Д.У. Иосиф, можно я кое-что добавлю? Может, это звучит высокопарно, но если вы заводите разговор об идее времени, вам понадобятся все интонации. Речь вовсе не о тщеславии, поэт не занят самовосхвалением, но и у Горация, и у Шекспира мы встречаем один и тот же мотив. Шекспир говорит, что перед смертью не могут устоять «гранит и медь», не может устоять море — и следом задает вопрос: «Как в битве с нею может уцелеть / Твоя краса — цветок бессильный, нежный?» (Сонет 65 [54] ). У Шекспира начало здесь то же, что у Горация в «Exegi monumentum» — «создал памятник я, бронзы литой прочней… [55] ». Но Гораций не себя восхваляет, он не говорит: вот, я создаю стихотворение, которому дано пережить Цезаря [56] — что, собственно, и произошло.
54
Когда вода, земля, гранит и медь / Не устоят пред смертью неизбежной, / Как в битве с нею сможет уцелеть / Твоя краса — цветок бессильный, нежный? (Пер. А. Финкеля.)
55
Создал памятник я, бронзы литой прочней, / Царственных пирамид выше поднявшийся. / Ни снедающий дождь, ни Аквилон лихой / Не разрушит его, не сокрушит и ряд / Нескончаемых лет, время бегущее. (Пер. С. Шервинского.)
56
Заметим, что со времен Августа неверие в вечность и божественность императора и «вечного города» приравнивалось к государственной измене.

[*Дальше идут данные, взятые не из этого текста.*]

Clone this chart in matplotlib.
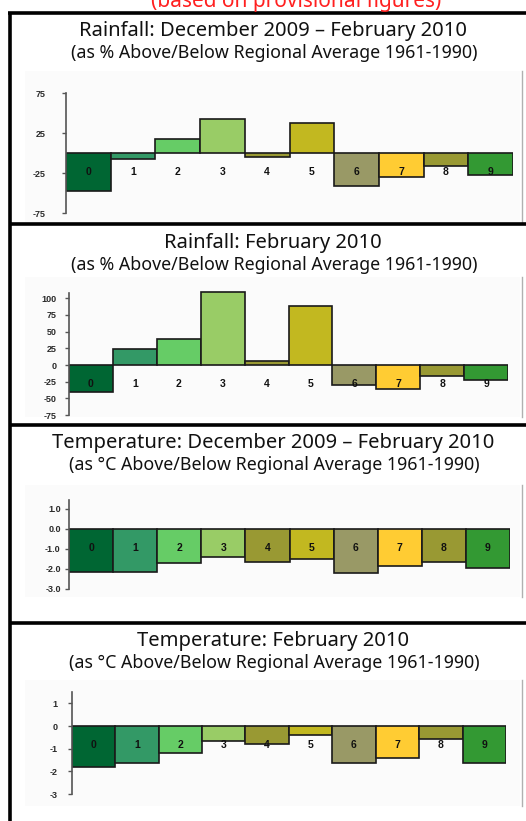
import matplotlib.pyplot as plt
from matplotlib.lines import Line2D
from matplotlib.patches import Rectangle

W, H = 526, 821

# region numbers 0-9 and their colours
regions = ['0', '1', '2', '3', '4', '5', '6', '7', '8', '9']
region_colors = ['#006633', '#339966', '#66cc66', '#99cc66', '#999933',
                 '#c2b820', '#999966', '#ffcc33', '#999933', '#339933']

# values
rain_winter = [-48, -7, 17, 43, -5, 37, -41, -30, -16, -28]
rain_feb = [-41, 24, 39, 110, 6, 88, -30, -36, -17, -23]
temp_winter = [-2.15, -2.15, -1.68, -1.42, -1.63, -1.52, -2.18, -1.85, -1.63, -1.93]
temp_feb = [-1.82, -1.62, -1.2, -0.66, -0.8, -0.4, -1.62, -1.42, -0.57, -1.62]

rain_ticks_1 = [75, 25, -25, -75]
rain_ticks_2 = [100, 75, 50, 25, 0, -25, -50, -75]
temp_ticks_1 = [1.0, 0.0, -1.0, -2.0, -3.0]
temp_ticks_2 = [1, 0, -1, -2, -3]

titles = ['Rainfall: December 2009 \u2013 February 2010',
          'Rainfall: February 2010',
          'Temperature: December 2009 \u2013 February 2010',
          'Temperature: February 2010']
subtitles = ['(as % Above/Below Regional Average 1961-1990)',
             '(as % Above/Below Regional Average 1961-1990)',
             '(as \u00b0C Above/Below Regional Average 1961-1990)',
             '(as \u00b0C Above/Below Regional Average 1961-1990)']

fig = plt.figure(figsize=(W / 100, H / 100), dpi=100)
fig.patch.set_facecolor('white')


def fx(x):
    return x / W


def fy(y):
    return 1 - y / H


# red note, cut off at the top edge as in the source
fig.text(fx(296), fy(7), '(based on provisional figures)', color='#ff2020',
         fontsize=15, family='Noto Sans', ha='center', va='baseline')

# panel layout in pixels
panels = [
    dict(vals=rain_winter, ticks=rain_ticks_1, fmt='{:g}', ttl=36, sub=58,
         bg=(25, 71, 222), ax_x=66, ax_r=513, zero=153, ppu=0.8, ax_t=75, ax_b=222,
         bounds=(-75, 75), lab=-24, pad=12),
    dict(vals=rain_feb, ticks=rain_ticks_2, fmt='{:g}', ttl=248, sub=270,
         bg=(25, 277, 417), ax_x=69, ax_r=508, zero=365, ppu=0.667, ax_t=280, ax_b=418,
         bounds=(-75, 108), lab=-29, pad=6),
    dict(vals=temp_winter, ticks=temp_ticks_1, fmt='{:.1f}', ttl=448, sub=470,
         bg=(25, 485, 597), ax_x=69, ax_r=510, zero=529, ppu=20, ax_t=488, ax_b=596,
         bounds=(-3, 1.45), lab=-0.97, pad=3),
    dict(vals=temp_feb, ticks=temp_ticks_2, fmt='{:g}', ttl=646, sub=668,
         bg=(25, 680, 806), ax_x=71.7, ax_r=506, zero=726, ppu=22.7, ax_t=684, ax_b=805,
         bounds=(-3, 1.5), lab=-0.84, pad=7),
]

for i, p in enumerate(panels):
    fig.text(fx(273), fy(p['ttl']), titles[i], fontsize=14.5,
             family='Noto Sans', ha='center', va='baseline', color='#111111')
    fig.text(fx(274), fy(p['sub']), subtitles[i], fontsize=12.8,
             family='Noto Sans', ha='center', va='baseline', color='#111111')

    bx, bt, bb = p['bg']
    fig.patches.append(Rectangle((fx(bx), fy(bb)), fx(520 - bx), (bb - bt) / H,
                                 transform=fig.transFigure, facecolor='#fbfbfb',
                                 edgecolor='none', zorder=-5))
    fig.lines.append(Line2D([fx(522), fx(522)], [fy(bt), fy(bb)],
                            transform=fig.transFigure, color='#b0b0b0', lw=1))

    ax = fig.add_axes([fx(p['ax_x']), fy(p['ax_b']),
                       fx(p['ax_r'] - p['ax_x']), (p['ax_b'] - p['ax_t']) / H])
    ax.set_facecolor('none')
    ax.set_xlim(0, 10)
    ax.set_ylim((p['zero'] - p['ax_b']) / p['ppu'], (p['zero'] - p['ax_t']) / p['ppu'])
    ax.bar(range(10), p['vals'], width=1, align='edge', color=region_colors,
           edgecolor='#1a1a1a', linewidth=1.2, zorder=2)
    for k, r in enumerate(regions):
        ax.text(k + 0.5, p['lab'], r, ha='center', va='center', fontsize=7.5,
                fontweight='bold', family='Liberation Sans', color='#111111', zorder=3)
    for s in ['top', 'right', 'bottom']:
        ax.spines[s].set_visible(False)
    ax.spines['left'].set_bounds(*p['bounds'])
    ax.spines['left'].set_color('#555555')
    ax.spines['left'].set_linewidth(1.2)
    ax.set_xticks([])
    ax.set_yticks(p['ticks'])
    ax.set_yticklabels([p['fmt'].format(t) for t in p['ticks']])
    ax.tick_params(axis='y', length=3, width=1, color='#555555', pad=p['pad'],
                   labelsize=6.5, labelcolor='#2a2a2a')
    for t in ax.get_yticklabels():
        t.set_fontweight('bold')
        t.set_family('Liberation Sans')

# black frame lines
frame = dict(transform=fig.transFigure, color='black', lw=2.6, solid_capstyle='butt')
fig.lines.append(Line2D([fx(8), 1], [fy(13), fy(13)], **frame))
fig.lines.append(Line2D([fx(10.3), fx(10.3)], [fy(12), 0], **frame))
for yy in [224.5, 425.5, 623]:
    fig.lines.append(Line2D([fx(9), 1], [fy(yy), fy(yy)], **frame))

fig.savefig('out.png', dpi=100, facecolor='white')
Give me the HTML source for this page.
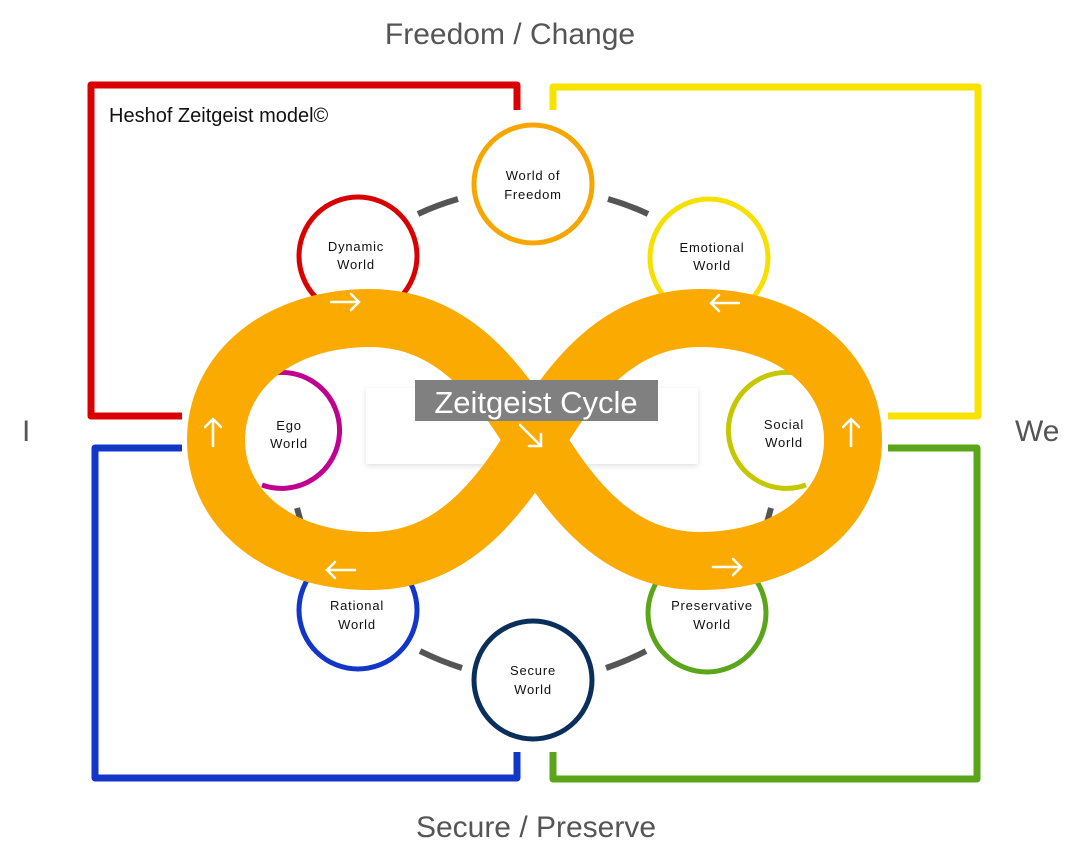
<!DOCTYPE html>
<html><head><meta charset="utf-8"><style>
html,body{margin:0;padding:0;background:#fff;}
svg{display:block;}
text{font-family:"Liberation Sans",sans-serif;}
.l{font-size:13px;letter-spacing:0.8px;fill:#111;text-anchor:middle;}
</style></head><body>
<svg width="1086" height="866" viewBox="0 0 1086 866" xmlns="http://www.w3.org/2000/svg">
<defs><filter id="sh" x="-10%" y="-10%" width="120%" height="130%"><feDropShadow dx="0" dy="2" stdDeviation="3" flood-color="#000" flood-opacity="0.12"/></filter></defs>
<rect width="1086" height="866" fill="#fff"/>
<g fill="none" stroke-width="7" stroke-linejoin="round">
<polyline points="517,110 517,85 91,85 91,416 182,416" stroke="#D80000"/>
<polyline points="553,110 553,87 978,87 978,416 888,416" stroke="#F7E300"/>
<polyline points="182,448 95,448 95,778 517,778 517,752" stroke="#1236C8"/>
<polyline points="888,448 977,448 977,779 553,779 553,752" stroke="#5AA51A"/>
</g>
<text x="510" y="44" font-size="30" fill="#555" text-anchor="middle">Freedom / Change</text>
<text x="536" y="837" font-size="30" fill="#555" text-anchor="middle">Secure / Preserve</text>
<text x="22" y="441" font-size="30" fill="#555">I</text>
<text x="1015" y="441" font-size="30" fill="#555">We</text>
<text x="109" y="122" font-size="20" fill="#111">Heshof Zeitgeist model©</text>
<g stroke="#555" stroke-width="6" fill="none">
<path d="M418,214 Q437,205 458,199"/>
<path d="M608,199 Q629,205 648,214"/>
<path d="M420,651 Q440,661 462,668"/>
<path d="M606,668 Q627,661 646,651"/>
<path d="M299,344 L296,358"/>
<path d="M297,508 L302,526"/>
<path d="M768,344 L772,358"/>
<path d="M771,508 L766,526"/>
</g>
<g fill="none" stroke-width="5">
<circle cx="533" cy="184" r="59" stroke="#F7A600"/>
<circle cx="358" cy="256" r="59" stroke="#D80000"/>
<circle cx="709" cy="258" r="59" stroke="#F5E000"/>
<circle cx="358" cy="610" r="59" stroke="#1236C8"/>
<circle cx="707" cy="613" r="59" stroke="#5AA51A"/>
<circle cx="533" cy="680" r="59" stroke="#0B2F5C"/>
<path d="M268,374 A58,58 0 1 1 262,485" stroke="#C0008F"/>
<path d="M800,374 A58,58 0 1 0 806,485" stroke="#C5C800"/>
</g>
<text class="l" x="356" y="251">Dynamic</text><text class="l" x="356" y="269">World</text>
<text class="l" x="533" y="180">World of</text><text class="l" x="533" y="199">Freedom</text>
<text class="l" x="712" y="252">Emotional</text><text class="l" x="712" y="270">World</text>
<text class="l" x="289" y="430">Ego</text><text class="l" x="289" y="448">World</text>
<text class="l" x="784" y="429">Social</text><text class="l" x="784" y="447">World</text>
<text class="l" x="357" y="610">Rational</text><text class="l" x="357" y="629">World</text>
<text class="l" x="712" y="610">Preservative</text><text class="l" x="712" y="629">World</text>
<text class="l" x="533" y="675">Secure</text><text class="l" x="533" y="694">World</text>
<rect x="366" y="388" width="332" height="76" fill="#fff" filter="url(#sh)"/>
<path d="M535,440 C572,380 618,318 700,318 C790,318 853,370 853,440 C853,510 790,561 700,561 C618,561 572,500 535,440 C498,380 452,318 370,318 C280,318 216,370 216,440 C216,510 280,561 370,561 C452,561 498,500 535,440 Z" fill="none" stroke="#FAAA00" stroke-width="58"/>
<g stroke="#fff" stroke-width="2.5" fill="none" stroke-linecap="round">
<path d="M331,302 H359 M351,294 L359,302 L351,310"/>
<path d="M739,303 H711 M719,295 L711,303 L719,311"/>
<path d="M213,446 V419 M205,427 L213,419 L221,427"/>
<path d="M851,446 V419 M843,427 L851,419 L859,427"/>
<path d="M355,570 H327 M335,562 L327,570 L335,578"/>
<path d="M713,567 H741 M733,559 L741,567 L733,575"/>
<path d="M520,425 L541,446 M541,434 L541,446 L529,446"/>
</g>
<rect x="415" y="380" width="243" height="41" fill="#808080"/>
<text x="536" y="413" font-size="31" fill="#fff" text-anchor="middle">Zeitgeist Cycle</text>
</svg>
</body></html>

И.Б. Не пророчествовал — горациствовал…
Д.У. Просто говорится здесь о поэзии, если угодно, — изнутри самой поэзии. Это не к тому, чтобы задеть Бродского. Стихотворение имеет дело с вечностью, с бессмертием. Не с бессмертием автора, а бессмертием поэзии — и если мы зашли так далеко, ты различаешь Йейтса сквозь стихотворение, в котором нет Йейтса. Там нет «я», не думаю, что это «я». Хотя в китсовской «Оде соловью» оно есть, да. «Ода соловью» — это что-то личное, проговорка человека, умирающего от болезни, которая для той эпохи была тем, чем является для нас СПИД. Вот в «Оде греческой вазе» Китса нет, это — тот предел, где в самой форме стихотворения поэт достигает абсолютной монументальности, это реальность самой вечности, — она-то и есть для Китса отчизна… «Ода греческой вазе» — лучшее из его стихотворений, и Китса в нем нет. Я хочу сказать, что Китс — он умирает, он постоянно думает о смертности, но он не становится высокопарным, эти мысли — они просто ведут поэта туда, где он напрямую имеет дело со временем. А это означает — иметь дело с бесконечностью, пусть оно звучит высокопарно, но, нельзя всерьез размышлять о поэзии, не задаваясь вопросом: что есть память? Потому что, исчезни в одночасье все книги, память сохранит шесть-семь стихотворений, и этого будет достаточно, чтобы у человечества появился шанс начать все вновь.